::: AVAILABLE RECORDS
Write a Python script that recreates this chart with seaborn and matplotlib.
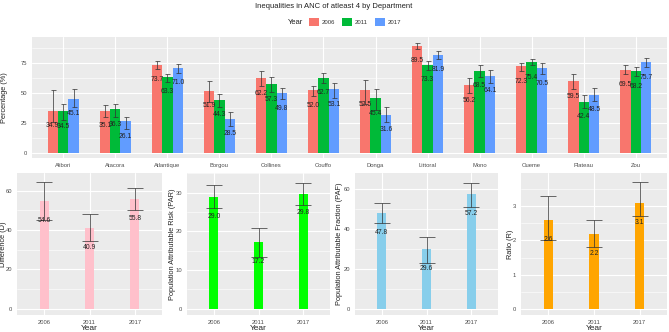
import matplotlib
matplotlib.use("Agg")
import matplotlib.pyplot as plt
from matplotlib.ticker import MultipleLocator
import numpy as np
import pandas as pd
import seaborn as sns

# ---- data ----
departments = ["Alibori", "Atacora", "Atlantique", "Borgou", "Collines", "Couffo",
               "Donga", "Littoral", "Mono", "Oueme", "Plateau", "Zou"]
years = ["2006", "2011", "2017"]

pct_2006 = [34.9, 35.1, 73.7, 51.9, 62.2, 52.0, 52.5, 89.5, 56.2, 72.3, 59.5, 69.5]
pct_2011 = [34.5, 36.3, 63.3, 44.3, 57.3, 62.7, 45.4, 73.3, 68.5, 75.4, 42.4, 68.2]
pct_2017 = [45.1, 26.1, 71.0, 28.5, 49.8, 53.1, 31.6, 81.9, 64.1, 70.5, 48.5, 75.7]

low_2006 = [26, 30, 70, 42, 56, 47, 41, 87, 50, 68, 53, 66]
high_2006 = [52, 40, 77, 60, 68, 56, 61, 92, 62, 75, 66, 73]
low_2011 = [27, 30, 59, 38, 51, 58, 36, 69, 63, 73, 37, 64]
high_2011 = [41, 41, 66, 49, 63, 67, 53, 77, 73, 78, 48, 72]
low_2017 = [38, 20, 67, 22, 45, 46, 26, 78, 58, 66, 43, 72]
high_2017 = [53, 30, 74, 34, 54, 58, 38, 85, 69, 75, 54, 79]

diff_vals = [54.6, 40.9, 55.8]
diff_low = [45.0, 34.4, 50.2]
diff_high = [64.3, 48.1, 61.5]

par_vals = [29.0, 17.2, 29.8]
par_low = [26.0, 13.5, 26.8]
par_high = [32.0, 21.0, 32.6]

paf_vals = [47.8, 29.6, 57.2]
paf_low = [43.0, 23.0, 51.0]
paf_high = [53.0, 36.0, 63.0]

ratio_vals = [2.6, 2.2, 3.1]
ratio_low = [2.0, 1.8, 2.7]
ratio_high = [3.3, 2.6, 3.7]

year_colors = {"2006": "#F8766D", "2011": "#00BA38", "2017": "#619CFF"}

sns.set_theme(style="darkgrid")
plt.rcParams["font.family"] = ["Liberation Sans", "DejaVu Sans"]

W, H = 669, 332
fig = plt.figure(figsize=(W / 100, H / 100), dpi=100)


def px_axes(x0, y0, x1, y1):
    return fig.add_axes([x0 / W, 1 - y1 / H, (x1 - x0) / W, (y1 - y0) / H])


def style(ax, major, minor):
    ax.set_facecolor("#EBEBEB")
    for s in ax.spines.values():
        s.set_visible(False)
    ax.yaxis.set_major_locator(MultipleLocator(major))
    ax.yaxis.set_minor_locator(MultipleLocator(minor))
    ax.grid(which="major", color="white", linewidth=0.8)
    ax.grid(which="minor", axis="y", color="white", linewidth=0.4)
    ax.tick_params(axis="both", which="major", length=2, width=0.5, color="#333333",
                   labelcolor="#4D4D4D", labelsize=4.2, pad=1.5)
    ax.tick_params(axis="both", which="minor", length=0)
    ax.set_axisbelow(True)


def place_ylabel(ax, text, x_px, box):
    ax.set_ylabel(text, fontsize=5.3, color="#222222", va="center")
    ax.yaxis.set_label_coords((x_px - box[0]) / (box[2] - box[0]), 0.5)


# ---------- top panel ----------
top = pd.DataFrame({
    "Department": departments * 3,
    "Year": [y for y in years for _ in departments],
    "value": pct_2006 + pct_2011 + pct_2017,
    "low": low_2006 + low_2011 + low_2017,
    "high": high_2006 + high_2011 + high_2017,
})

top_box = (32, 37, 667, 158)
ax = px_axes(*top_box)
sns.barplot(data=top, x="Department", y="value", hue="Year", palette=year_colors,
            width=0.6, saturation=1, errorbar=None, linewidth=0, ax=ax)
for cont, yr in zip(ax.containers, years):
    sub = top[top["Year"] == yr]
    xs = [b.get_x() + b.get_width() / 2 for b in cont]
    vals = sub["value"].values
    ax.errorbar(xs, vals, yerr=[vals - sub["low"].values, sub["high"].values - vals],
                fmt="none", ecolor="#333333", elinewidth=0.6, capsize=1.8,
                capthick=0.6, alpha=0.85)
    for x, v in zip(xs, vals):
        ax.annotate(f"{v:.1f}", xy=(x, v), xytext=(0, -10.8), textcoords="offset points",
                    ha="center", va="center", fontsize=4.9, color="#222222")
style(ax, 25, 12.5)
ax.set_xlim(-0.6, 11.6)
ax.set_ylim(-4.5, 96.7)
ax.set_xlabel("")
place_ylabel(ax, "Percentage (%)", 5, top_box)

handles, labels = ax.get_legend_handles_labels()
ax.get_legend().remove()
fig.text(296 / W, 1 - 22 / H, "Year", fontsize=5.5, ha="center", va="center", color="#222222")
leg = fig.legend(handles, labels, ncol=3, loc="center", bbox_to_anchor=(355 / W, 1 - 22 / H),
                 frameon=False, fontsize=4.3, handlelength=1.7, handleheight=1.9,
                 columnspacing=1.1, handletextpad=0.5)
for t in leg.get_texts():
    t.set_color("#333333")

fig.text(334 / W, 1 - 7 / H, "Inequalities in ANC of atleast 4 by Department",
         fontsize=5.5, ha="center", va="center", color="#222222")

# ---------- bottom panels ----------
panels = [
    ((17, 173, 162, 315), diff_vals, diff_low, diff_high, "#FFC0CB", "Difference (D)",
     (20, 10), (-3.2, 69), 4),
    ((187, 173, 330, 315), par_vals, par_low, par_high, "#00FF00",
     "Population Attributable Risk (PAR)", (10, 5), (-1.6, 35.1), 172),
    ((355, 173, 498, 315), paf_vals, paf_low, paf_high, "#87CEEB",
     "Population Attributable Fraction (PAF)", (20, 10), (-3.2, 67.9), 339),
    ((521, 173, 667, 315), ratio_vals, ratio_low, ratio_high, "#FFA500", "Ratio (R)",
     (1, 0.5), (-0.18, 3.97), 510),
]

for box, vals, lo, hi, col, ylab, (maj, mnr), ylim, labx in panels:
    ax = px_axes(*box)
    df = pd.DataFrame({"Year": years, "value": vals})
    sns.barplot(data=df, x="Year", y="value", color=col, width=0.2, saturation=1,
                errorbar=None, linewidth=0, ax=ax)
    xs = [b.get_x() + b.get_width() / 2 for b in ax.containers[0]]
    v = np.array(vals)
    ax.errorbar(xs, v, yerr=[v - np.array(lo), np.array(hi) - v], fmt="none",
                ecolor="#333333", elinewidth=0.6, capsize=5.5, capthick=0.6, alpha=0.85)
    for x, val in zip(xs, vals):
        ax.annotate(f"{val:.1f}", xy=(x, val), xytext=(0, -14), textcoords="offset points",
                    ha="center", va="center", fontsize=4.9, color="#222222")
    style(ax, maj, mnr)
    ax.set_xlim(-0.6, 2.6)
    ax.set_ylim(*ylim)
    ax.set_xlabel("Year", fontsize=6, color="#222222", labelpad=0)
    place_ylabel(ax, ylab, labx, box)

fig.savefig("out.png", dpi=100)
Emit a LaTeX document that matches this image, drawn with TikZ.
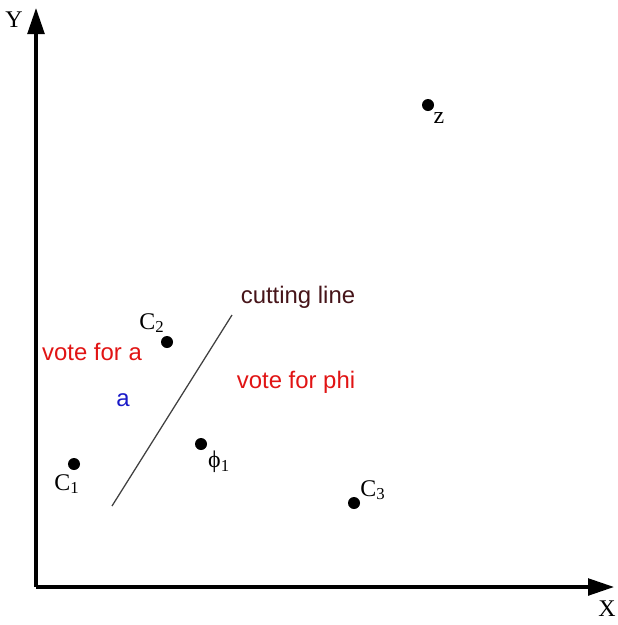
\documentclass[tikz,border=0pt]{standalone}
\usepackage{fontspec}
\setmainfont{Liberation Serif}
\newfontfamily\arialfont{Liberation Sans}
\usetikzlibrary{arrows.meta}

\definecolor{voteRed}{RGB}{225,20,20}
\definecolor{voteBlue}{RGB}{25,25,200}
\definecolor{cutBrown}{RGB}{70,20,25}

\begin{document}
\begin{tikzpicture}[
  x=0.025cm, y=-0.025cm,
  every node/.style={
    inner sep=0pt,
    font=\fontsize{17}{19}\selectfont
  },
  point/.style={
    circle,
    fill=black,
    minimum size=3mm
  },
  axis/.style={
    line width=2.2pt,
    -{Triangle[length=6.5mm,width=4.2mm]}
  },
  vote/.style={
    font=\arialfont\fontsize{17}{19}\selectfont
  }
]
  \useasboundingbox (0,0) rectangle (618,625);

  % axes
  \coordinate (O)    at (36,587);
  \coordinate (Xend) at (614,587);
  \coordinate (Yend) at (36,8);
  \draw[axis] (O) -- (Xend);
  \draw[axis] (O) -- (Yend);
  \node (xlab) at (607,609) {X};
  \node (ylab) at (14,20)   {Y};

  % points
  \node[point] (C1)  at (74,464)  {};
  \node[point] (C2)  at (167,342) {};
  \node[point] (phi) at (201,444) {};
  \node[point] (C3)  at (354,503) {};
  \node[point] (z)   at (428,105) {};

  \node (lC1)  at (67,484)  {C\textsubscript{1}};
  \node (lC2)  at (152,323) {C\textsubscript{2}};
  \node (lphi) at (219,462) {ϕ\textsubscript{1}};
  \node (lC3)  at (373,490) {C\textsubscript{3}};
  \node (lz)   at (439,118) {z};

  % cutting line
  \coordinate (cutA) at (112,506);
  \coordinate (cutB) at (232,315);
  \draw[line width=0.9pt, black!75] (cutA) -- (cutB);

  \node[vote, text=cutBrown] (cut)  at (298,297) {cutting line};
  \node[vote, text=voteRed]  (va)   at (92,352)  {vote for a};
  \node[vote, text=voteBlue] (a)    at (123,400) {a};
  \node[vote, text=voteRed]  (vphi) at (296,382) {vote for phi};
\end{tikzpicture}
\end{document}
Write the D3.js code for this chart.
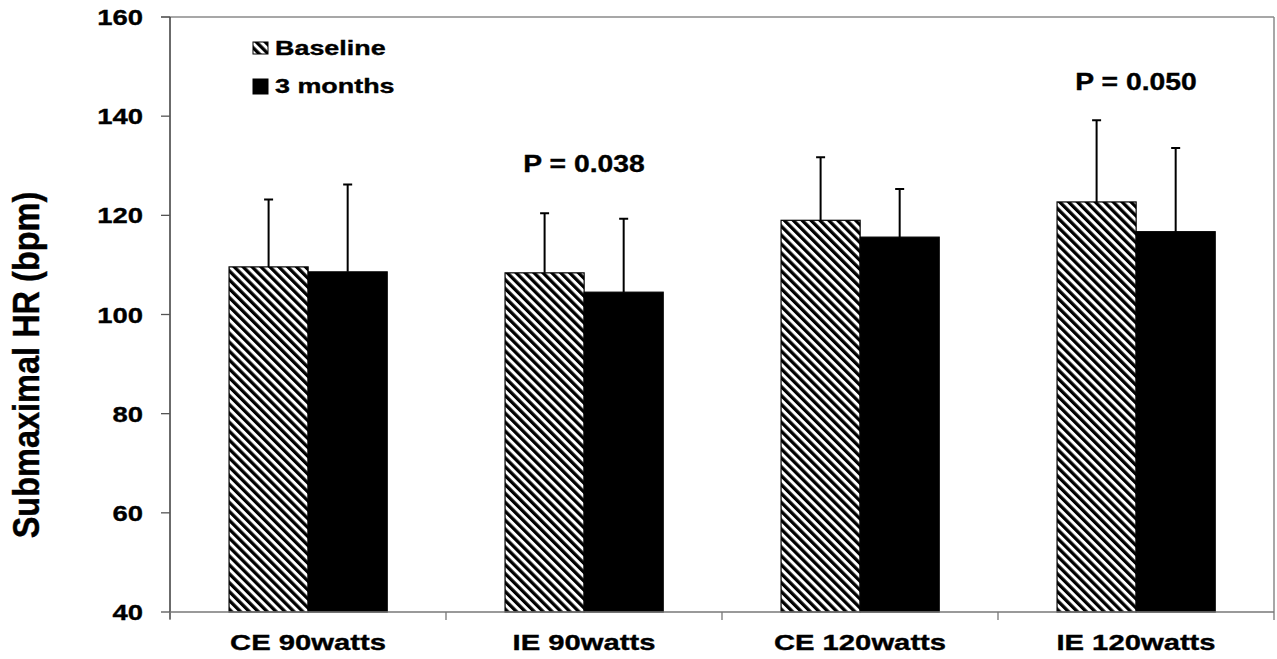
<!DOCTYPE html>
<html>
<head>
<meta charset="utf-8">
<script src="https://cdn.jsdelivr.net/npm/d3@7"></script>
<style>
  html, body { margin: 0; padding: 0; background: #fff; }
  svg text { font-family: "Liberation Sans", Arial, sans-serif; font-weight: bold; fill: #000; stroke: #000; stroke-width: 0.35px; }
</style>
</head>
<body>
<svg id="chart"></svg>
<script>
const W = 1277;
const H = 659;

// ── Data ──────────────────────────────────────────────────────────────────────

const categories = ['CE 90watts', 'IE 90watts', 'CE 120watts', 'IE 120watts'];
const series     = ['Baseline', '3 months'];

const baseline   = [109.6, 108.4, 119.0, 122.7];
const baselineSD = [13.6, 12.0, 12.7, 16.5];
const months3    = [108.6, 104.5, 115.6, 116.7];
const months3SD  = [17.6, 14.8, 9.7, 16.9];

const yTicks = [40, 60, 80, 100, 120, 140, 160];

const pNotes = [
  { cat: 'IE 90watts',  text: 'P = 0.038', at: 128.7 },
  { cat: 'IE 120watts', text: 'P = 0.050', at: 145.3 },
];

// ── Layout ────────────────────────────────────────────────────────────────────

const M = { left: 170, right: 1274, top: 17, bottom: 612 };

const svg = d3.select('#chart').attr('width', W).attr('height', H);

const defs = svg.append('defs');
const hatch = defs.append('pattern')
  .attr('id', 'hatch')
  .attr('patternUnits', 'userSpaceOnUse')
  .attr('width', 6.3).attr('height', 6.3)
  .attr('patternTransform', 'rotate(-45)');
hatch.append('rect').attr('width', 6.3).attr('height', 6.3).attr('fill', '#fff');
hatch.append('rect').attr('width', 3.3).attr('height', 6.3).attr('fill', '#000');

const fills = { 'Baseline': 'url(#hatch)', '3 months': '#000' };

const x = d3.scaleBand().domain(categories).range([M.left, M.right]).padding(0);
const bw = x.bandwidth();
const x1 = d3.scaleBand().domain(series).range([bw * 0.214, bw * 0.787]).padding(0);
const y = d3.scaleLinear().domain([40, 160]).range([M.bottom, M.top]);

const rows = categories.map((c, i) => ({
  cat: c,
  vals: [
    { s: 'Baseline', v: baseline[i], sd: baselineSD[i] },
    { s: '3 months', v: months3[i],  sd: months3SD[i] },
  ],
}));

// ── Frame ─────────────────────────────────────────────────────────────────────

svg.append('line')
  .attr('x1', M.left - 9).attr('x2', M.right)
  .attr('y1', M.top).attr('y2', M.top)
  .attr('stroke', '#8a8a8a').attr('stroke-width', 1.5);
svg.append('line')
  .attr('x1', M.right).attr('x2', M.right)
  .attr('y1', M.top).attr('y2', M.bottom)
  .attr('stroke', '#8a8a8a').attr('stroke-width', 1.5);

// ── Bars ──────────────────────────────────────────────────────────────────────

const groups = svg.append('g').selectAll('g')
  .data(rows)
  .join('g')
  .attr('transform', d => `translate(${x(d.cat)},0)`);

groups.selectAll('rect')
  .data(d => d.vals)
  .join('rect')
  .attr('x', d => x1(d.s))
  .attr('y', d => y(d.v))
  .attr('width', x1.bandwidth())
  .attr('height', d => y(40) - y(d.v))
  .attr('fill', d => fills[d.s])
  .attr('stroke', '#000')
  .attr('stroke-width', 1.2);

// error bars (upper only)
groups.selectAll('path.err')
  .data(d => d.vals)
  .join('path')
  .attr('class', 'err')
  .attr('d', d => {
    const cx = x1(d.s) + x1.bandwidth() / 2;
    const top = y(d.v + d.sd);
    return `M${cx},${y(d.v)}V${top}M${cx - 4.5},${top}H${cx + 4.5}`;
  })
  .attr('fill', 'none')
  .attr('stroke', '#000')
  .attr('stroke-width', 2);

// ── Axes ──────────────────────────────────────────────────────────────────────

const yAxis = svg.append('g');
yAxis.append('line')
  .attr('x1', M.left).attr('x2', M.left)
  .attr('y1', M.top).attr('y2', M.bottom + 7)
  .attr('stroke', '#3a3a3a').attr('stroke-width', 1.5);
yAxis.selectAll('line.tick')
  .data(yTicks)
  .join('line')
  .attr('class', 'tick')
  .attr('x1', M.left - 9).attr('x2', M.left)
  .attr('y1', d => y(d)).attr('y2', d => y(d))
  .attr('stroke', '#555').attr('stroke-width', 1.3);
yAxis.selectAll('text')
  .data(yTicks)
  .join('text')
  .attr('transform', d => `translate(143,${y(d)}) scale(1.22,1)`)
  .attr('text-anchor', 'end')
  .attr('dy', '0.36em')
  .style('font-size', '22.5px')
  .text(d => d);

const xAxis = svg.append('g');
xAxis.append('line')
  .attr('x1', M.left).attr('x2', M.right)
  .attr('y1', M.bottom).attr('y2', M.bottom)
  .attr('stroke', '#777').attr('stroke-width', 1.5);
xAxis.selectAll('line.tick')
  .data([...categories.map(c => x(c)), M.right])
  .join('line')
  .attr('class', 'tick')
  .attr('x1', d => d).attr('x2', d => d)
  .attr('y1', M.bottom).attr('y2', M.bottom + 8)
  .attr('stroke', '#777').attr('stroke-width', 1.3);
xAxis.selectAll('text')
  .data(categories)
  .join('text')
  .attr('transform', d => `translate(${x(d) + bw / 2},650) scale(1.3,1)`)
  .attr('text-anchor', 'middle')
  .style('font-size', '22.5px')
  .text(d => d);

// y title
svg.append('text')
  .attr('transform', 'translate(39,365) rotate(-90) scale(1,1.15)')
  .attr('text-anchor', 'middle')
  .style('font-size', '32.5px')
  .text('Submaximal HR (bpm)');

// ── P values ──────────────────────────────────────────────────────────────────

svg.append('g').selectAll('text')
  .data(pNotes)
  .join('text')
  .attr('transform', d => `translate(${x(d.cat) + bw / 2},${y(d.at)}) scale(1.23,1)`)
  .attr('text-anchor', 'middle')
  .style('font-size', '23px')
  .text(d => d.text);

// ── Legend ────────────────────────────────────────────────────────────────────

const legend = svg.append('g').selectAll('g')
  .data(series)
  .join('g')
  .attr('transform', (d, i) => `translate(253,${41 + i * 38})`);
legend.append('rect')
  .attr('width', 15).attr('height', d => d === 'Baseline' ? 12 : 15)
  .attr('y', d => d === 'Baseline' ? 1 : 0)
  .attr('fill', d => fills[d])
  .attr('stroke', '#000').attr('stroke-width', 1);
legend.append('text')
  .attr('transform', 'translate(22,14) scale(1.38,1)')
  .style('font-size', '19.5px')
  .text(d => d);
</script>
</body>
</html>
::::::
• **WHAT YOU ARE ASKED TO DO**
Pull out every line containing "that".

• **FULL RESPONSE**
Write a Python script that recreates this chart with seaborn and matplotlib.
Emit a LaTeX document that matches this image, drawn with TikZ.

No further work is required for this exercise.